Provided data:
▼
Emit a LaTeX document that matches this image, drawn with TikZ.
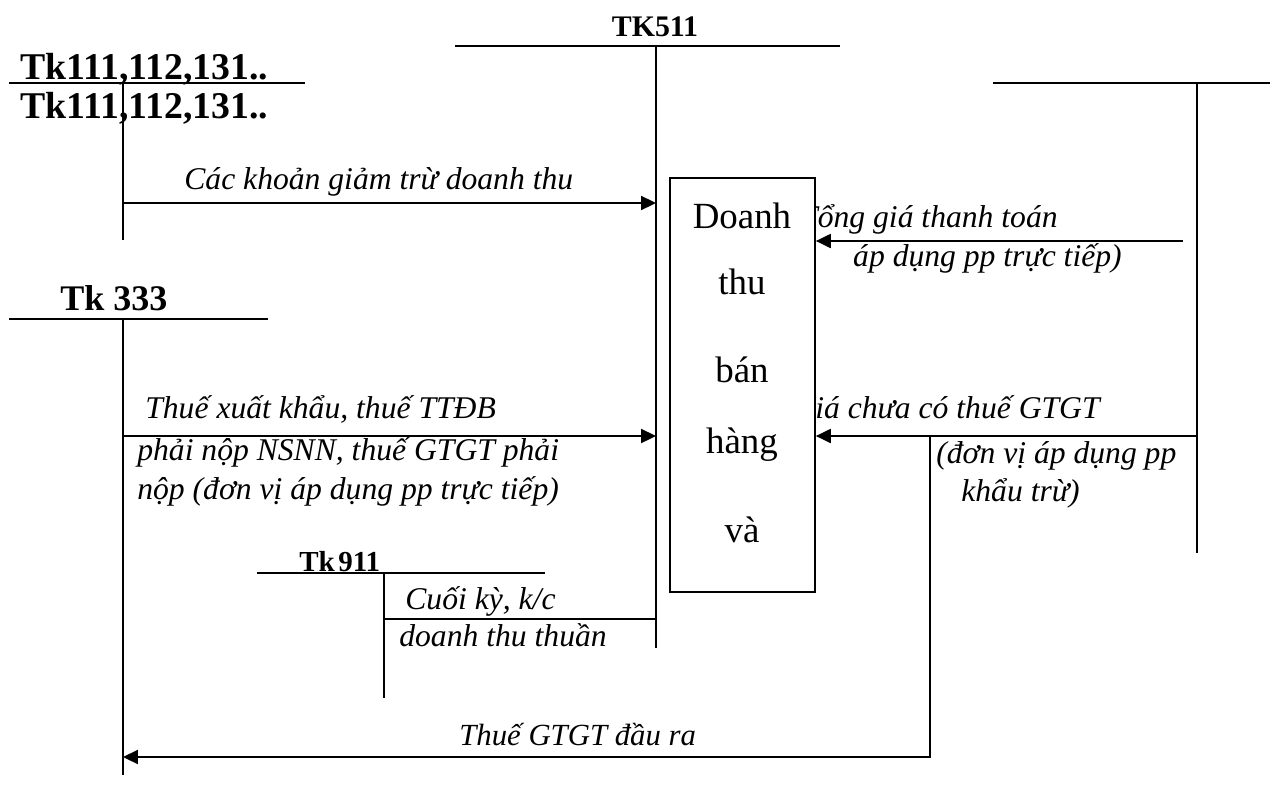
\documentclass[tikz,border=0pt]{standalone}
\usepackage{fontspec}
\setmainfont{Liberation Serif}
\usetikzlibrary{arrows.meta}
\tikzstyle{ledger} = [x = 0.02cm, y = -0.02cm]
\tikzstyle{accountLine} = [line width=1pt]
\tikzstyle{flowLine} = [line width=1pt]
\tikzstyle{flowArrow} = [line width=1pt, -{Triangle[length=8.5pt, width=8pt]}]
\tikzstyle{noteText} = [font=\fontsize{18}{21}\selectfont\itshape, inner sep=0pt]
\tikzstyle{bigNote} = [font=\fontsize{17.5}{20}\selectfont\itshape, inner sep=0pt]
\tikzstyle{accountName} = [inner sep=0pt, anchor=base west]
\tikzstyle{boxText} = [font=\fontsize{21}{25}\selectfont, inner sep=0pt, anchor=base]
\tikzstyle{revenueBox} = [draw, fill=white, line width=1pt, minimum width=2.9cm, minimum height=8.28cm, inner sep=0pt]
\newcommand{\tAccount}[6]{
  \coordinate (#1L) at (#3,#2);
  \coordinate (#1R) at (#4,#2);
  \coordinate (#1T) at (#5,#2);
  \coordinate (#1B) at (#5,#6);
  \draw [accountLine] (#1L) -- (#1R);
  \draw [accountLine] (#1T) -- (#1B);
}

\begin{document}
\begin{tikzpicture}[ledger]
  \useasboundingbox (0,0) rectangle (1277,808);
  % cac tai khoan chu T
  \tAccount{kFiveEleven}{46}{455}{840}{656}{648}
  \tAccount{kCash}{83}{9}{305}{123}{240}
  \tAccount{kRight}{83}{993}{1270}{1197}{553}
  \tAccount{kTax}{319}{9}{268}{123}{775}
  \tAccount{kNineEleven}{573}{257}{545}{384}{698}

  \node [accountName, font=\fontsize{17}{20}\selectfont\bfseries, anchor=base] (nameFiveEleven) at (655,36) {TK511};
  \node [accountName, font=\fontsize{21.5}{24}\selectfont\bfseries] (nameCashTop) at (20,79) {Tk111,112,131..};
  \node [accountName, font=\fontsize{21.5}{24}\selectfont\bfseries] (nameCashBottom) at (20,118) {Tk111,112,131..};
  \node [accountName, font=\fontsize{20.5}{24}\selectfont\bfseries] (nameTax) at (60,310) {Tk 333};
  \node [accountName, font=\fontsize{16.5}{20}\selectfont\bfseries] (nameNineEleven) at (299,571) {Tk\kern2pt911};

  % dien giai
  \node [noteText, anchor=base west] (noteGiam) at (184,189) {Các khoản giảm trừ doanh thu};
  \node [noteText, anchor=base east] (noteTongA) at (1058,227) {Tổng giá thanh toán};
  \node [noteText, anchor=base east] (noteTongB) at (1122,266) {(đơn vị\hspace{1.1em} áp dụng pp trực tiếp)};
  \node [noteText, anchor=base west] (noteThueA) at (145,418) {Thuế xuất khẩu, thuế TTĐB};
  \node [noteText, anchor=base west] (noteThueB) at (137,460) {phải nộp NSNN, thuế GTGT phải};
  \node [noteText, anchor=base west] (noteThueC) at (137,499) {nộp (đơn vị áp dụng pp trực tiếp)};
  \node [noteText, anchor=base east] (noteChuaA) at (1100,418) {Giá chưa có thuế GTGT};
  \node [noteText, anchor=base west] (noteChuaB) at (936,463) {(đơn vị áp dụng pp};
  \node [noteText, anchor=base west] (noteChuaC) at (961,501) {khẩu trừ)};
  \node [noteText, anchor=base west] (noteKetA) at (405,609) {Cuối kỳ, k/c};
  \node [noteText, anchor=base west] (noteKetB) at (399,646) {doanh thu thuần};
  \node [bigNote, anchor=base west] (noteDauRa) at (459,745) {Thuế GTGT đầu ra};

  % o doanh thu
  \node [revenueBox] (dtBox) at (742.5,385) {};
  \node [boxText] (boxDoanh) at (742,228) {Doanh};
  \node [boxText] (boxThu) at (742,294) {thu};
  \node [boxText] (boxBan) at (742,382) {bán};
  \node [boxText] (boxHang) at (742,453) {hàng};
  \node [boxText] (boxVa) at (742,542) {và};

  % cac but toan
  \coordinate (giamFrom) at (123,203);
  \coordinate (giamTo) at (656,203);
  \coordinate (tongFrom) at (1183,241);
  \coordinate (thueFrom) at (123,436);
  \coordinate (thueTo) at (656,436);
  \coordinate (chuaFrom) at (1197,436);
  \coordinate (ketFrom) at (656,619);
  \coordinate (ketTo) at (384,619);
  \coordinate (dauRaFrom) at (930,436);
  \coordinate (dauRaTo) at (123,757);
  \draw [flowArrow] (giamFrom) -- (giamTo);
  \draw [flowArrow] (tongFrom) -- (dtBox.east |- tongFrom);
  \draw [flowArrow] (thueFrom) -- (thueTo);
  \draw [flowArrow] (chuaFrom) -- (dtBox.east |- chuaFrom);
  \draw [flowLine] (ketFrom) -- (ketTo);
  \draw [flowArrow] (dauRaFrom) |- (dauRaTo);
\end{tikzpicture}
\end{document}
▲
Instructions for the task:
Word for word, quote the full listing, omitting every picture.

Expected answer:
Emit a LaTeX document that matches this image, drawn with TikZ.
\documentclass[tikz,border=0pt]{standalone}
\usepackage{fontspec}
\setmainfont{Liberation Serif}
\usetikzlibrary{arrows.meta}
\tikzstyle{ledger} = [x = 0.02cm, y = -0.02cm]
\tikzstyle{accountLine} = [line width=1pt]
\tikzstyle{flowLine} = [line width=1pt]
\tikzstyle{flowArrow} = [line width=1pt, -{Triangle[length=8.5pt, width=8pt]}]
\tikzstyle{noteText} = [font=\fontsize{18}{21}\selectfont\itshape, inner sep=0pt]
\tikzstyle{bigNote} = [font=\fontsize{17.5}{20}\selectfont\itshape, inner sep=0pt]
\tikzstyle{accountName} = [inner sep=0pt, anchor=base west]
\tikzstyle{boxText} = [font=\fontsize{21}{25}\selectfont, inner sep=0pt, anchor=base]
\tikzstyle{revenueBox} = [draw, fill=white, line width=1pt, minimum width=2.9cm, minimum height=8.28cm, inner sep=0pt]
\newcommand{\tAccount}[6]{
  \coordinate (#1L) at (#3,#2);
  \coordinate (#1R) at (#4,#2);
  \coordinate (#1T) at (#5,#2);
  \coordinate (#1B) at (#5,#6);
  \draw [accountLine] (#1L) -- (#1R);
  \draw [accountLine] (#1T) -- (#1B);
}

\begin{document}
\begin{tikzpicture}[ledger]
  \useasboundingbox (0,0) rectangle (1277,808);
  % cac tai khoan chu T
  \tAccount{kFiveEleven}{46}{455}{840}{656}{648}
  \tAccount{kCash}{83}{9}{305}{123}{240}
  \tAccount{kRight}{83}{993}{1270}{1197}{553}
  \tAccount{kTax}{319}{9}{268}{123}{775}
  \tAccount{kNineEleven}{573}{257}{545}{384}{698}

  \node [accountName, font=\fontsize{17}{20}\selectfont\bfseries, anchor=base] (nameFiveEleven) at (655,36) {TK511};
  \node [accountName, font=\fontsize{21.5}{24}\selectfont\bfseries] (nameCashTop) at (20,79) {Tk111,112,131..};
  \node [accountName, font=\fontsize{21.5}{24}\selectfont\bfseries] (nameCashBottom) at (20,118) {Tk111,112,131..};
  \node [accountName, font=\fontsize{20.5}{24}\selectfont\bfseries] (nameTax) at (60,310) {Tk 333};
  \node [accountName, font=\fontsize{16.5}{20}\selectfont\bfseries] (nameNineEleven) at (299,571) {Tk\kern2pt911};

  % dien giai
  \node [noteText, anchor=base west] (noteGiam) at (184,189) {Các khoản giảm trừ doanh thu};
  \node [noteText, anchor=base east] (noteTongA) at (1058,227) {Tổng giá thanh toán};
  \node [noteText, anchor=base east] (noteTongB) at (1122,266) {(đơn vị\hspace{1.1em} áp dụng pp trực tiếp)};
  \node [noteText, anchor=base west] (noteThueA) at (145,418) {Thuế xuất khẩu, thuế TTĐB};
  \node [noteText, anchor=base west] (noteThueB) at (137,460) {phải nộp NSNN, thuế GTGT phải};
  \node [noteText, anchor=base west] (noteThueC) at (137,499) {nộp (đơn vị áp dụng pp trực tiếp)};
  \node [noteText, anchor=base east] (noteChuaA) at (1100,418) {Giá chưa có thuế GTGT};
  \node [noteText, anchor=base west] (noteChuaB) at (936,463) {(đơn vị áp dụng pp};
  \node [noteText, anchor=base west] (noteChuaC) at (961,501) {khẩu trừ)};
  \node [noteText, anchor=base west] (noteKetA) at (405,609) {Cuối kỳ, k/c};
  \node [noteText, anchor=base west] (noteKetB) at (399,646) {doanh thu thuần};
  \node [bigNote, anchor=base west] (noteDauRa) at (459,745) {Thuế GTGT đầu ra};

  % o doanh thu
  \node [revenueBox] (dtBox) at (742.5,385) {};
  \node [boxText] (boxDoanh) at (742,228) {Doanh};
  \node [boxText] (boxThu) at (742,294) {thu};
  \node [boxText] (boxBan) at (742,382) {bán};
  \node [boxText] (boxHang) at (742,453) {hàng};
  \node [boxText] (boxVa) at (742,542) {và};

  % cac but toan
  \coordinate (giamFrom) at (123,203);
  \coordinate (giamTo) at (656,203);
  \coordinate (tongFrom) at (1183,241);
  \coordinate (thueFrom) at (123,436);
  \coordinate (thueTo) at (656,436);
  \coordinate (chuaFrom) at (1197,436);
  \coordinate (ketFrom) at (656,619);
  \coordinate (ketTo) at (384,619);
  \coordinate (dauRaFrom) at (930,436);
  \coordinate (dauRaTo) at (123,757);
  \draw [flowArrow] (giamFrom) -- (giamTo);
  \draw [flowArrow] (tongFrom) -- (dtBox.east |- tongFrom);
  \draw [flowArrow] (thueFrom) -- (thueTo);
  \draw [flowArrow] (chuaFrom) -- (dtBox.east |- chuaFrom);
  \draw [flowLine] (ketFrom) -- (ketTo);
  \draw [flowArrow] (dauRaFrom) |- (dauRaTo);
\end{tikzpicture}
\end{document}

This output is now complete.